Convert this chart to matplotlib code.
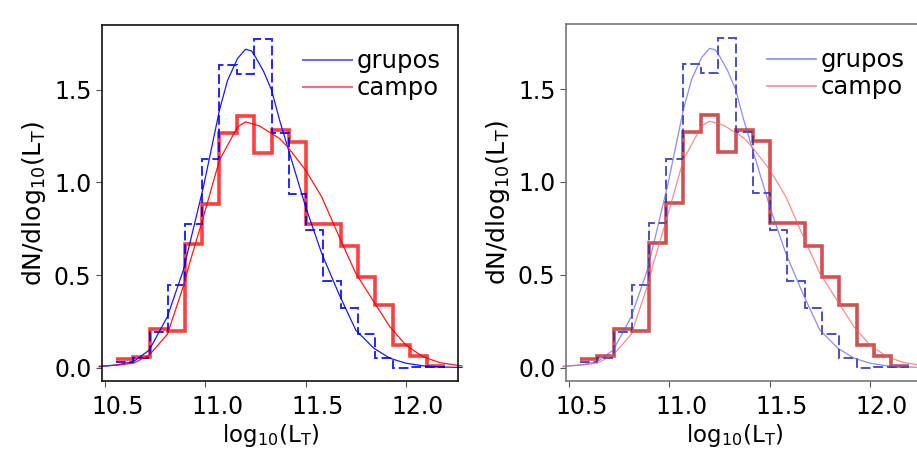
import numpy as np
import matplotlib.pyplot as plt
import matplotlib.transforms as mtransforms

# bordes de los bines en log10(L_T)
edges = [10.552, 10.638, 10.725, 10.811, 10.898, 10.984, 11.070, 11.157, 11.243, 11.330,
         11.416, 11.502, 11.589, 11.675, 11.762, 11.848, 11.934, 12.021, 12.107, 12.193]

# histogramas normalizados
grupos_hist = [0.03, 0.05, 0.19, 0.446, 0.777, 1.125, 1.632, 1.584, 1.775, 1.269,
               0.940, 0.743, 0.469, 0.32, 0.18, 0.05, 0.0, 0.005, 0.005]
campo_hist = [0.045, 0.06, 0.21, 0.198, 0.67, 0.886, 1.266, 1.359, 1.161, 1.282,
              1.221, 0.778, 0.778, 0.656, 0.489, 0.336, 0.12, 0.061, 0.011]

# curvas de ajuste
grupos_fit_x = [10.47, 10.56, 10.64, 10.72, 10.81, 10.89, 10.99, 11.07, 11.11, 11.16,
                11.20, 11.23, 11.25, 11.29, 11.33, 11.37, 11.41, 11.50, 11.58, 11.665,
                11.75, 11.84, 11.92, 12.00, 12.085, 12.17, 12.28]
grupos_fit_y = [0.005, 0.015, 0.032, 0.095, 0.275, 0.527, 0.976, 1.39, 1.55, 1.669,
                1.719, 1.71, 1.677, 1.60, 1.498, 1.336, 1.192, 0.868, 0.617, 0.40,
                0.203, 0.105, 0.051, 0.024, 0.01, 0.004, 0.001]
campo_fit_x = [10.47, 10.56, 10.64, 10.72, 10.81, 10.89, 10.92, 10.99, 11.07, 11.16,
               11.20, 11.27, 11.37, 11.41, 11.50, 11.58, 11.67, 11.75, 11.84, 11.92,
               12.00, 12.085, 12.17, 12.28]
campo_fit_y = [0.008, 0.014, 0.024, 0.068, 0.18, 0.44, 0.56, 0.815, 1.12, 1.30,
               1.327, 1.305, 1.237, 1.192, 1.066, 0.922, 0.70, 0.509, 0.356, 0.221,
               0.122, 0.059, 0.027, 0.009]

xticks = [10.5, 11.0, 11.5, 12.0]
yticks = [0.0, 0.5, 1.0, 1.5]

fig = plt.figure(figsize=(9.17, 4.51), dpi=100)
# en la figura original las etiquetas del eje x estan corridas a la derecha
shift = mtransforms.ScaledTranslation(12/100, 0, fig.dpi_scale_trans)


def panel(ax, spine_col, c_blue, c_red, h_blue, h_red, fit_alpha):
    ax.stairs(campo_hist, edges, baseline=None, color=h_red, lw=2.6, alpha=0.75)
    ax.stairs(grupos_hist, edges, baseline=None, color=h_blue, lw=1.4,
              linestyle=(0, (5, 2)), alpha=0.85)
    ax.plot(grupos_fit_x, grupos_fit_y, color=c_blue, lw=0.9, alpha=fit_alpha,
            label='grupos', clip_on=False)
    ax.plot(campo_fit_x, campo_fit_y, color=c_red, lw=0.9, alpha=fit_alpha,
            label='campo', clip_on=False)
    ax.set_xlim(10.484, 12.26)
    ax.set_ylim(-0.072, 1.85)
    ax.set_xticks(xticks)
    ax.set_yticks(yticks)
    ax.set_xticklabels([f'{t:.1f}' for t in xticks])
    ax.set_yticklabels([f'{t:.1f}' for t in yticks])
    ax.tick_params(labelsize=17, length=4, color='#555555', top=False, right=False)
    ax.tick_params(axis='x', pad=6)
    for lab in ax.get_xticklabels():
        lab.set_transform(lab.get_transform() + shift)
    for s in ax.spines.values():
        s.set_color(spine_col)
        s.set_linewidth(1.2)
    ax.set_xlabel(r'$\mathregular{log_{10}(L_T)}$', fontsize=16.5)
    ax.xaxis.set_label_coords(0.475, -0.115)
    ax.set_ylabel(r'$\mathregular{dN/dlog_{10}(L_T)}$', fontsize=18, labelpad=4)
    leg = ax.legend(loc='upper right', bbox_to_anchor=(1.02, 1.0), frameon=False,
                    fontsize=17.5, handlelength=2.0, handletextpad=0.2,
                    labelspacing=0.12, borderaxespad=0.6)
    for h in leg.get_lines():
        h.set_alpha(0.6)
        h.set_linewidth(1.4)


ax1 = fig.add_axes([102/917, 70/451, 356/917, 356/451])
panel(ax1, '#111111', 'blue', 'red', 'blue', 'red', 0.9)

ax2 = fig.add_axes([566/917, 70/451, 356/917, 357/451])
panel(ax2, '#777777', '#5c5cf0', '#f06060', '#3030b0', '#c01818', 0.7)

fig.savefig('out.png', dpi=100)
━━━━━━━━━━━━━━━━━━━━
Instructions for the task: Take the listing above and restate it word for word, without its pictures.

Full answer:
Convert this chart to matplotlib code.
import numpy as np
import matplotlib.pyplot as plt
import matplotlib.transforms as mtransforms

# bordes de los bines en log10(L_T)
edges = [10.552, 10.638, 10.725, 10.811, 10.898, 10.984, 11.070, 11.157, 11.243, 11.330,
         11.416, 11.502, 11.589, 11.675, 11.762, 11.848, 11.934, 12.021, 12.107, 12.193]

# histogramas normalizados
grupos_hist = [0.03, 0.05, 0.19, 0.446, 0.777, 1.125, 1.632, 1.584, 1.775, 1.269,
               0.940, 0.743, 0.469, 0.32, 0.18, 0.05, 0.0, 0.005, 0.005]
campo_hist = [0.045, 0.06, 0.21, 0.198, 0.67, 0.886, 1.266, 1.359, 1.161, 1.282,
              1.221, 0.778, 0.778, 0.656, 0.489, 0.336, 0.12, 0.061, 0.011]

# curvas de ajuste
grupos_fit_x = [10.47, 10.56, 10.64, 10.72, 10.81, 10.89, 10.99, 11.07, 11.11, 11.16,
                11.20, 11.23, 11.25, 11.29, 11.33, 11.37, 11.41, 11.50, 11.58, 11.665,
                11.75, 11.84, 11.92, 12.00, 12.085, 12.17, 12.28]
grupos_fit_y = [0.005, 0.015, 0.032, 0.095, 0.275, 0.527, 0.976, 1.39, 1.55, 1.669,
                1.719, 1.71, 1.677, 1.60, 1.498, 1.336, 1.192, 0.868, 0.617, 0.40,
                0.203, 0.105, 0.051, 0.024, 0.01, 0.004, 0.001]
campo_fit_x = [10.47, 10.56, 10.64, 10.72, 10.81, 10.89, 10.92, 10.99, 11.07, 11.16,
               11.20, 11.27, 11.37, 11.41, 11.50, 11.58, 11.67, 11.75, 11.84, 11.92,
               12.00, 12.085, 12.17, 12.28]
campo_fit_y = [0.008, 0.014, 0.024, 0.068, 0.18, 0.44, 0.56, 0.815, 1.12, 1.30,
               1.327, 1.305, 1.237, 1.192, 1.066, 0.922, 0.70, 0.509, 0.356, 0.221,
               0.122, 0.059, 0.027, 0.009]

xticks = [10.5, 11.0, 11.5, 12.0]
yticks = [0.0, 0.5, 1.0, 1.5]

fig = plt.figure(figsize=(9.17, 4.51), dpi=100)
# en la figura original las etiquetas del eje x estan corridas a la derecha
shift = mtransforms.ScaledTranslation(12/100, 0, fig.dpi_scale_trans)


def panel(ax, spine_col, c_blue, c_red, h_blue, h_red, fit_alpha):
    ax.stairs(campo_hist, edges, baseline=None, color=h_red, lw=2.6, alpha=0.75)
    ax.stairs(grupos_hist, edges, baseline=None, color=h_blue, lw=1.4,
              linestyle=(0, (5, 2)), alpha=0.85)
    ax.plot(grupos_fit_x, grupos_fit_y, color=c_blue, lw=0.9, alpha=fit_alpha,
            label='grupos', clip_on=False)
    ax.plot(campo_fit_x, campo_fit_y, color=c_red, lw=0.9, alpha=fit_alpha,
            label='campo', clip_on=False)
    ax.set_xlim(10.484, 12.26)
    ax.set_ylim(-0.072, 1.85)
    ax.set_xticks(xticks)
    ax.set_yticks(yticks)
    ax.set_xticklabels([f'{t:.1f}' for t in xticks])
    ax.set_yticklabels([f'{t:.1f}' for t in yticks])
    ax.tick_params(labelsize=17, length=4, color='#555555', top=False, right=False)
    ax.tick_params(axis='x', pad=6)
    for lab in ax.get_xticklabels():
        lab.set_transform(lab.get_transform() + shift)
    for s in ax.spines.values():
        s.set_color(spine_col)
        s.set_linewidth(1.2)
    ax.set_xlabel(r'$\mathregular{log_{10}(L_T)}$', fontsize=16.5)
    ax.xaxis.set_label_coords(0.475, -0.115)
    ax.set_ylabel(r'$\mathregular{dN/dlog_{10}(L_T)}$', fontsize=18, labelpad=4)
    leg = ax.legend(loc='upper right', bbox_to_anchor=(1.02, 1.0), frameon=False,
                    fontsize=17.5, handlelength=2.0, handletextpad=0.2,
                    labelspacing=0.12, borderaxespad=0.6)
    for h in leg.get_lines():
        h.set_alpha(0.6)
        h.set_linewidth(1.4)


ax1 = fig.add_axes([102/917, 70/451, 356/917, 356/451])
panel(ax1, '#111111', 'blue', 'red', 'blue', 'red', 0.9)

ax2 = fig.add_axes([566/917, 70/451, 356/917, 357/451])
panel(ax2, '#777777', '#5c5cf0', '#f06060', '#3030b0', '#c01818', 0.7)

fig.savefig('out.png', dpi=100)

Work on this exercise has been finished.